++++ Data lines ++++

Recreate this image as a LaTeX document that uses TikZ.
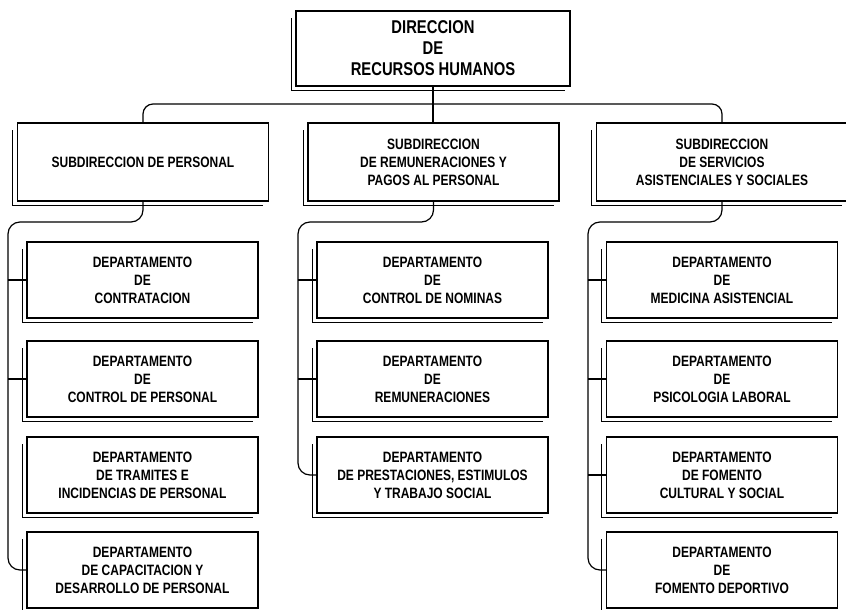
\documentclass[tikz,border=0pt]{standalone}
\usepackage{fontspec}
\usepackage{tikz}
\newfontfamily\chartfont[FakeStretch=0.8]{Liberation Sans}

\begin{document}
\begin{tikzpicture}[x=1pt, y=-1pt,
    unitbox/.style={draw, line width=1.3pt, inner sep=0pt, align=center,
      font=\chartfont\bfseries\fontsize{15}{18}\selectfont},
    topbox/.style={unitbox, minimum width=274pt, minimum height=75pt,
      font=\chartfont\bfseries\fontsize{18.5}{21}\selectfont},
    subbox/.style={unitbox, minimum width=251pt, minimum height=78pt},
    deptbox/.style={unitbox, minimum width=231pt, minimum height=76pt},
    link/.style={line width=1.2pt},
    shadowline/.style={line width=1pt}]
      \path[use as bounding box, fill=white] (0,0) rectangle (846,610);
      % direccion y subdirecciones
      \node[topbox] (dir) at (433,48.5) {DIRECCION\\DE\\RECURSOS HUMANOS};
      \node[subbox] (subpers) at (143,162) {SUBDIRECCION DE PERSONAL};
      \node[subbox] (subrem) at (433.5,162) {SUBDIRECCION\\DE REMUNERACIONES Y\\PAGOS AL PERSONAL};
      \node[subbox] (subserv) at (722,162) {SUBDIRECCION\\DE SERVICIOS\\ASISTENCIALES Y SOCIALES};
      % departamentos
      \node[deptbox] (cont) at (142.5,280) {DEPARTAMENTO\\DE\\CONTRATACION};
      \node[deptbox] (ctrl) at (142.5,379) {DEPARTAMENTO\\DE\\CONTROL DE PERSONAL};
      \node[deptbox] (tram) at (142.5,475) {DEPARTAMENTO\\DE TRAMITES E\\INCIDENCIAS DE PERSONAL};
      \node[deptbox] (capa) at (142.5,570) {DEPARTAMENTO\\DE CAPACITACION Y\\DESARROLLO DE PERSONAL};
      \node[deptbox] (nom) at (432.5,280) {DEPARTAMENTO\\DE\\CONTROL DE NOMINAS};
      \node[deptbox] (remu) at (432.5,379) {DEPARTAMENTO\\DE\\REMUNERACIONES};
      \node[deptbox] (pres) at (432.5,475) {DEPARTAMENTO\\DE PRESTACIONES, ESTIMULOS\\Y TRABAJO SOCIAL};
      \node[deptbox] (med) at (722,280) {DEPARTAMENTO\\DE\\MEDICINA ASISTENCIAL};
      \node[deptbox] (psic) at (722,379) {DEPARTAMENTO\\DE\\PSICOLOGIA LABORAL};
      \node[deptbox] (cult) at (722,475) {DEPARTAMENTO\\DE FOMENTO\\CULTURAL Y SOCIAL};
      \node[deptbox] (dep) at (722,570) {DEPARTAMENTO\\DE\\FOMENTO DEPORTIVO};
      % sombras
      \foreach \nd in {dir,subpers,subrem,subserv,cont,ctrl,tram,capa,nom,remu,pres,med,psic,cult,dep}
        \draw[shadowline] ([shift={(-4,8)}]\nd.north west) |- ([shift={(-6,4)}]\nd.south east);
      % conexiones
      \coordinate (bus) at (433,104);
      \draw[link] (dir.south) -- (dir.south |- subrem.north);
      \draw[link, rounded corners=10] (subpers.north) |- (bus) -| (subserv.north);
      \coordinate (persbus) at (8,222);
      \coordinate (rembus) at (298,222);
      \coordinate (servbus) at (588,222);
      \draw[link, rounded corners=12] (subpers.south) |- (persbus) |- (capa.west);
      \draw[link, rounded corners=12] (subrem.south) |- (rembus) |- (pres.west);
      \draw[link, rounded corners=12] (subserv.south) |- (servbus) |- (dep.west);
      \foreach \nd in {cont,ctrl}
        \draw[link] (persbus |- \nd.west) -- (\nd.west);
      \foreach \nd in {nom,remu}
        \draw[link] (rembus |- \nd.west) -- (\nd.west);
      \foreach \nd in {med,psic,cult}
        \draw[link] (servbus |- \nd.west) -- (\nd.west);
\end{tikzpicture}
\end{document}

++++

Set problem |
Leave out the pictures and output the rest of the material exactly as written.

Written answer |
Recreate this image as a LaTeX document that uses TikZ.
\documentclass[tikz,border=0pt]{standalone}
\usepackage{fontspec}
\usepackage{tikz}
\newfontfamily\chartfont[FakeStretch=0.8]{Liberation Sans}

\begin{document}
\begin{tikzpicture}[x=1pt, y=-1pt,
    unitbox/.style={draw, line width=1.3pt, inner sep=0pt, align=center,
      font=\chartfont\bfseries\fontsize{15}{18}\selectfont},
    topbox/.style={unitbox, minimum width=274pt, minimum height=75pt,
      font=\chartfont\bfseries\fontsize{18.5}{21}\selectfont},
    subbox/.style={unitbox, minimum width=251pt, minimum height=78pt},
    deptbox/.style={unitbox, minimum width=231pt, minimum height=76pt},
    link/.style={line width=1.2pt},
    shadowline/.style={line width=1pt}]
      \path[use as bounding box, fill=white] (0,0) rectangle (846,610);
      % direccion y subdirecciones
      \node[topbox] (dir) at (433,48.5) {DIRECCION\\DE\\RECURSOS HUMANOS};
      \node[subbox] (subpers) at (143,162) {SUBDIRECCION DE PERSONAL};
      \node[subbox] (subrem) at (433.5,162) {SUBDIRECCION\\DE REMUNERACIONES Y\\PAGOS AL PERSONAL};
      \node[subbox] (subserv) at (722,162) {SUBDIRECCION\\DE SERVICIOS\\ASISTENCIALES Y SOCIALES};
      % departamentos
      \node[deptbox] (cont) at (142.5,280) {DEPARTAMENTO\\DE\\CONTRATACION};
      \node[deptbox] (ctrl) at (142.5,379) {DEPARTAMENTO\\DE\\CONTROL DE PERSONAL};
      \node[deptbox] (tram) at (142.5,475) {DEPARTAMENTO\\DE TRAMITES E\\INCIDENCIAS DE PERSONAL};
      \node[deptbox] (capa) at (142.5,570) {DEPARTAMENTO\\DE CAPACITACION Y\\DESARROLLO DE PERSONAL};
      \node[deptbox] (nom) at (432.5,280) {DEPARTAMENTO\\DE\\CONTROL DE NOMINAS};
      \node[deptbox] (remu) at (432.5,379) {DEPARTAMENTO\\DE\\REMUNERACIONES};
      \node[deptbox] (pres) at (432.5,475) {DEPARTAMENTO\\DE PRESTACIONES, ESTIMULOS\\Y TRABAJO SOCIAL};
      \node[deptbox] (med) at (722,280) {DEPARTAMENTO\\DE\\MEDICINA ASISTENCIAL};
      \node[deptbox] (psic) at (722,379) {DEPARTAMENTO\\DE\\PSICOLOGIA LABORAL};
      \node[deptbox] (cult) at (722,475) {DEPARTAMENTO\\DE FOMENTO\\CULTURAL Y SOCIAL};
      \node[deptbox] (dep) at (722,570) {DEPARTAMENTO\\DE\\FOMENTO DEPORTIVO};
      % sombras
      \foreach \nd in {dir,subpers,subrem,subserv,cont,ctrl,tram,capa,nom,remu,pres,med,psic,cult,dep}
        \draw[shadowline] ([shift={(-4,8)}]\nd.north west) |- ([shift={(-6,4)}]\nd.south east);
      % conexiones
      \coordinate (bus) at (433,104);
      \draw[link] (dir.south) -- (dir.south |- subrem.north);
      \draw[link, rounded corners=10] (subpers.north) |- (bus) -| (subserv.north);
      \coordinate (persbus) at (8,222);
      \coordinate (rembus) at (298,222);
      \coordinate (servbus) at (588,222);
      \draw[link, rounded corners=12] (subpers.south) |- (persbus) |- (capa.west);
      \draw[link, rounded corners=12] (subrem.south) |- (rembus) |- (pres.west);
      \draw[link, rounded corners=12] (subserv.south) |- (servbus) |- (dep.west);
      \foreach \nd in {cont,ctrl}
        \draw[link] (persbus |- \nd.west) -- (\nd.west);
      \foreach \nd in {nom,remu}
        \draw[link] (rembus |- \nd.west) -- (\nd.west);
      \foreach \nd in {med,psic,cult}
        \draw[link] (servbus |- \nd.west) -- (\nd.west);
\end{tikzpicture}
\end{document}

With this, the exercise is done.